その点、明治学院大学の松原康雄学長の指摘は、経済学的には「半分正しい」といえます。「自治体が優良サイトに補助金を出したり、利用者に推薦したりしながら、質の低いサイトを市場から駆逐するしかない」のです。ただし、無届けシッターの情報を掲載するサイトの規制は「難しい」のではなく、「規制したところで根絶は原理的に不可能」と言うべきでした。この書き方だと、「営業の自由に触れるから」といった誤った解釈を読者に提供しかねず、バカ左翼や公営原理主義者に「子どもの命がかかっているんだ! くたばれ自由主義!」といったアジテーションの口実を与えかねません。

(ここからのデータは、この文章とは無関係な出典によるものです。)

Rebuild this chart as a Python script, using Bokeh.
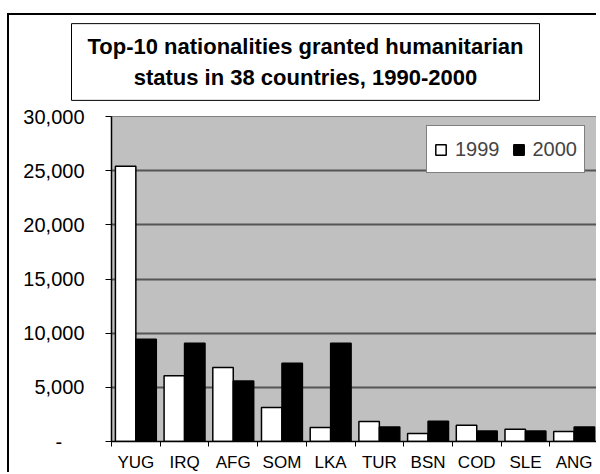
from bokeh.plotting import figure
from bokeh.models import (FixedTicker, Label, Legend, LegendItem, Range1d)
from bokeh.embed import file_html
from bokeh.resources import INLINE

categories = ["YUG", "IRQ", "AFG", "SOM", "LKA", "TUR", "BSN", "COD", "SLE", "ANG"]
values_1999 = [25400, 6080, 6830, 3140, 1300, 1850, 740, 1500, 1130, 920]
values_2000 = [9450, 9080, 5580, 7230, 9080, 1340, 1880, 980, 980, 1350]
series_names = ["1999", "2000"]
y_ticks = [0, 5000, 10000, 15000, 20000, 25000, 30000]
y_tick_labels = ["-\u00a0\u00a0\u00a0\u00a0", "5,000", "10,000", "15,000", "20,000", "25,000", "30,000"]
title_lines = ["Top-10 nationalities granted humanitarian",
               "status in 38 countries, 1990-2000"]

FONT = "Liberation Sans"
OX, OY = 9, 15                      # figure offset on the page (inside outer chart frame)
W, H = 598 - OX, 474 - OY
# plot frame in page pixels
PL, PR, PT, PB = 111, 598, 116, 441
FL, FR, FT, FB = PL - OX, PR - OX, PT - OY, PB - OY
n = len(categories)
YMAX = 30000
centers = [i + 0.5 for i in range(n)]


def cx(px):
    return (px - PL) / (PR - PL) * n


def cy(py):
    return (PB - py) / (PB - PT) * YMAX


p = figure(width=W, height=H, output_backend="svg", toolbar_location=None,
           x_range=Range1d(0, n), y_range=Range1d(0, YMAX),
           min_border_left=FL, min_border_right=max(W - FR, 0), min_border_top=FT,
           min_border_bottom=H - FB)
p.margin = (OY - 2, 0, 0, OX - 2)
p.styles = {"border-left": "2px solid black", "border-top": "2px solid black"}
p.background_fill_color = "#c0c0c0"
p.border_fill_color = "white"
p.outline_line_color = "#808080"
p.outline_line_width = 1

p.xgrid.visible = False
p.ygrid.ticker = FixedTicker(ticks=y_ticks)
p.ygrid.grid_line_color = "#555555"
p.ygrid.grid_line_width = 2

bw = 0.42
r1 = p.vbar(x=[c - bw / 2 for c in centers], top=values_1999, width=bw,
            fill_color="white", line_color="black", line_width=1.5)
r2 = p.vbar(x=[c + bw / 2 for c in centers], top=values_2000, width=bw,
            fill_color="black", line_color="black", line_width=1.5)

xa = p.xaxis[0]
xa.ticker = FixedTicker(ticks=centers, minor_ticks=list(range(n + 1)))
xa.major_label_overrides = {c: lab for c, lab in zip(centers, categories)}
xa.major_tick_in = 0
xa.major_tick_out = 0
xa.minor_tick_in = 0
xa.minor_tick_out = 5
xa.minor_tick_line_color = "black"
xa.axis_line_color = "black"
xa.axis_line_width = 1.5
xa.major_label_standoff = 6
xa.major_label_text_font = FONT
xa.major_label_text_font_size = "17px"
xa.major_label_text_color = "black"

ya = p.yaxis[0]
ya.ticker = FixedTicker(ticks=y_ticks)
ya.major_label_overrides = {t: s for t, s in zip(y_ticks, y_tick_labels)}
ya.major_tick_in = 0
ya.major_tick_out = 6
ya.major_tick_line_color = "black"
ya.minor_tick_line_color = None
ya.axis_line_color = "black"
ya.axis_line_width = 1.5
ya.major_label_standoff = 21
ya.major_label_text_font = FONT
ya.major_label_text_font_size = "20px"
ya.major_label_text_color = "black"

legend = Legend(items=[LegendItem(label=series_names[0], renderers=[r1]),
                       LegendItem(label=series_names[1], renderers=[r2])],
                orientation="horizontal", location=(426 - PL, PB - 173))
legend.label_text_font = FONT
legend.label_text_font_size = "20px"
legend.glyph_width = 13
legend.glyph_height = 13
legend.label_standoff = 8
legend.spacing = 12
legend.padding = 7
legend.label_height = 32
legend.margin = 0
legend.border_line_color = "black"
legend.border_line_width = 1
legend.background_fill_color = "white"
legend.background_fill_alpha = 1
p.add_layout(legend)

# boxed two-line title, placed in the side panel above the plot
title = Label(x=cx(305), y=cy(61.5), text="\n".join(title_lines),
              text_align="center", text_baseline="middle",
              text_font=FONT, text_font_size="22px", text_font_style="bold",
              text_color="black", text_line_height=1.27,
              padding=(16, 10), border_line_color="black", border_line_width=1,
              background_fill_color="white")
p.add_layout(title, "above")

open("out.html", "w").write(file_html(p, INLINE))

しかし、「自治体が優良サイトに補助金を出」すことや「利用者に推薦」することも、究極的な解決策にはなりません。前述のとおり、「しじょう」は一件一件の人間関係・交渉から発生するものだからです。「質の推薦」といった行政的措置は、一見して「しじょう」に親和的に見えますが、現実論として、基準が曖昧です。一見して、需要者・消費者の利益になるアドバイスの装いをしつつ、曖昧な理屈で需要者・消費者の自主的意思決定の眼を惑わす逆機能の影が見え隠れします。なによりも、行政の「質の推薦」を需要者・消費者が信用するかはまったく未知数です。
また、「しじょう」は単に需要と供給のマッチングを行う場所だけではありません。何がホンモノで何がマガイモノなのかを、換言すれば、サービスの質を「競争」という方法を通して審査する場所でもあります。行政は、「しじょう」を通す前にどうやってホンモノなのかを審査するのでしょうか? 結局、事前に「しじょう」での競争で明らかになった実績・評判をベースに「質の推薦」をするほかないでしょう。「しじょう」の後追いしかできないでしょう。
市場メカニズムへの基本的な事実解明的理解が間違いなく一歩進んでいます。昔ながらの権力的規制主義者・公営原理主義者の支持基盤は間違いなく掘り崩されています。しかし、新たな形態の「非『しじょう』的方法論」が生まれつつあるといえるでしょう。